Does it seem odd to you men who answer posts that a husband would not want to have sex with his wife (at all!!) for 12 or more years?
This happened to a good friend of mine. 
Just for the info, she has kept herself up physically (exercises, wears make-up & up-to-date clothing) & the rest of the marriage seems extremely close. They do almost everything together, laugh & talk to each other, & seem to be best friends.


----------



## ncooke (Nov 4, 2011)

mssherlock22 said:


> What is the general opinion regarding sex in a long-term marriage(over 30+years).
> Does it seem odd to you men who answer posts that a husband would not want to have sex with his wife (at all!!) for 12 or more years?
> This happened to a good friend of mine.
> Just for the info, she has kept herself up physically (exercises, wears make-up & up-to-date clothing) & the rest of the marriage seems extremely close. They do almost everything together, laugh & talk to each other, & seem to be best friends.

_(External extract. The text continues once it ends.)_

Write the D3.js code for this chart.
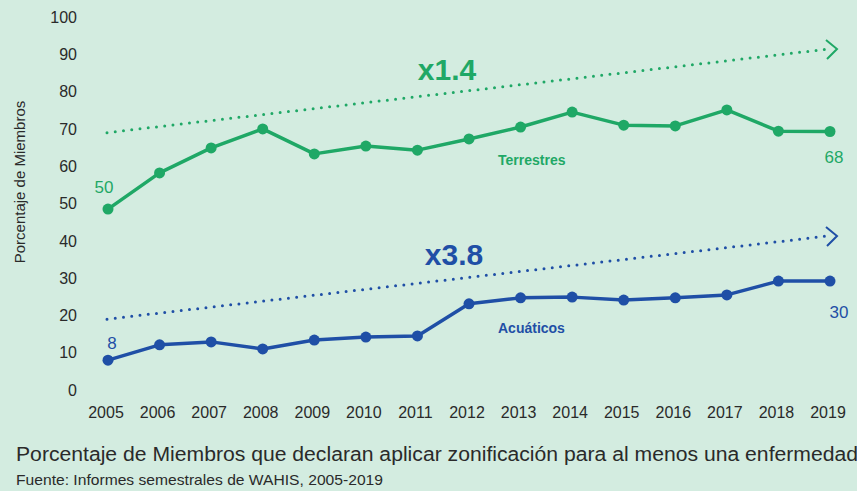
<!DOCTYPE html>
<html lang="es">
<head>
<meta charset="UTF-8">
<title>Zonificación</title>
<script src="https://d3js.org/d3.v7.min.js"></script>
<style>
  body { margin: 0; background: #d3ece0; }
  svg { display: block; font-family: "Liberation Sans", Arial, sans-serif; }
</style>
</head>
<body>
<svg width="857" height="491"></svg>
<script>
// data
const years = [2005, 2006, 2007, 2008, 2009, 2010, 2011, 2012, 2013, 2014, 2015, 2016, 2017, 2018, 2019];
const terrestres = [48.5, 58.2, 64.9, 70.0, 63.3, 65.4, 64.3, 67.3, 70.5, 74.5, 71.0, 70.8, 75.1, 69.4, 69.3];
const acuaticos = [8.0, 12.1, 12.9, 11.0, 13.4, 14.2, 14.5, 23.1, 24.7, 24.9, 24.1, 24.7, 25.5, 29.2, 29.2];
const yTicks = [0, 10, 20, 30, 40, 50, 60, 70, 80, 90, 100];
const trendTerr = [69, 91.4];
const trendAcua = [19, 41.3];

const green = "#1fa866";
const blue = "#1f4fa6";
const ink = "#2a2a2a";

const svg = d3.select("svg");

const x = d3.scaleLinear().domain([2005, 2019]).range([108, 830]);
const y = d3.scaleLinear().domain([0, 100]).range([390, 17]);

// y tick labels
svg.append("g")
  .selectAll("text")
  .data(yTicks)
  .join("text")
  .attr("x", 77)
  .attr("y", d => y(d))
  .attr("dy", "0.36em")
  .attr("text-anchor", "end")
  .attr("font-size", 16)
  .attr("fill", ink)
  .text(d => d);

// x tick labels
svg.append("g")
  .selectAll("text")
  .data(years)
  .join("text")
  .attr("x", d => x(d) - 2)
  .attr("y", 418)
  .attr("text-anchor", "middle")
  .attr("font-size", 16)
  .attr("fill", ink)
  .text(d => d);

svg.append("text")
  .attr("transform", "translate(25,182) rotate(-90)")
  .attr("text-anchor", "middle")
  .attr("font-size", 15)
  .attr("fill", ink)
  .text("Porcentaje de Miembros");

// dotted trend lines with chevron
function trend(vals, color) {
  const x0 = x(2005) - 1, x1 = 828;
  const y0 = y(vals[0]), y1 = y(vals[1]);
  svg.append("line")
    .attr("x1", x0).attr("y1", y0)
    .attr("x2", x1).attr("y2", y1)
    .attr("stroke", color)
    .attr("stroke-width", 3)
    .attr("stroke-linecap", "round")
    .attr("stroke-dasharray", "0 8.3");
  const tx = 837, ty = y1;
  svg.append("path")
    .attr("d", `M${tx - 11},${ty - 9}L${tx},${ty}L${tx - 10},${ty + 10}`)
    .attr("fill", "none")
    .attr("stroke", color)
    .attr("stroke-width", 2);
}
trend(trendTerr, green);
trend(trendAcua, blue);

const line = d3.line().x((d, i) => x(years[i])).y(d => y(d));

function series(vals, color) {
  svg.append("path")
    .datum(vals)
    .attr("d", line)
    .attr("fill", "none")
    .attr("stroke", color)
    .attr("stroke-width", 3.5)
    .attr("stroke-linejoin", "round");
  svg.append("g")
    .selectAll("circle")
    .data(vals)
    .join("circle")
    .attr("cx", (d, i) => x(years[i]))
    .attr("cy", d => y(d))
    .attr("r", 5.5)
    .attr("fill", color);
}
series(terrestres, green);
series(acuaticos, blue);

// annotations
function label(txt, px, py, color, size, weight, anchor) {
  svg.append("text")
    .attr("x", px).attr("y", py)
    .attr("text-anchor", anchor || "middle")
    .attr("font-size", size)
    .attr("font-weight", weight || "normal")
    .attr("fill", color)
    .text(txt);
}
label("x1.4", 447, 80, green, 30, "bold");
label("x3.8", 454, 265, blue, 30, "bold");
label("Terrestres", 498, 165, green, 14, "bold", "start");
label("Acuáticos", 498, 333, blue, 14, "bold", "start");
label("50", 104, 193, green, 17);
label("8", 112, 349, blue, 17);
label("68", 834, 163, green, 17);
label("30", 839, 318, blue, 17);

// caption
svg.append("text")
  .attr("x", 16).attr("y", 461)
  .attr("font-size", 20)
  .attr("fill", ink)
  .attr("textLength", 842)
  .attr("lengthAdjust", "spacingAndGlyphs")
  .text("Porcentaje de Miembros que declaran aplicar zonificación para al menos una enfermedad");

svg.append("text")
  .attr("x", 16).attr("y", 485)
  .attr("font-size", 15)
  .attr("fill", ink)
  .attr("textLength", 367)
  .attr("lengthAdjust", "spacingAndGlyphs")
  .text("Fuente: Informes semestrales de WAHIS, 2005-2019");
</script>
</body>
</html>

No, it's not odd at all. Thousands of years of evolution are conspiring against women aged 35 and higher. A great deal of a man's sexual attraction to his wife is determined by her reproductive viability. He evaluates this subconsciously (as does she). When she was 25 he probably could barely keep his hands off her. At 35, she's a poor reproductive partner, statistically speaking. That's nature. He doesn't decide that he's not into her anymore, his subconscious just isn't pushing him to get her naked all the time, because there's nothing more to gain there.

People need to understand and accept that nature is not always going to be the driving force of your sex life. Like most aspects of a marriage, it takes work!


----------



## CrayinNH (Aug 7, 2011)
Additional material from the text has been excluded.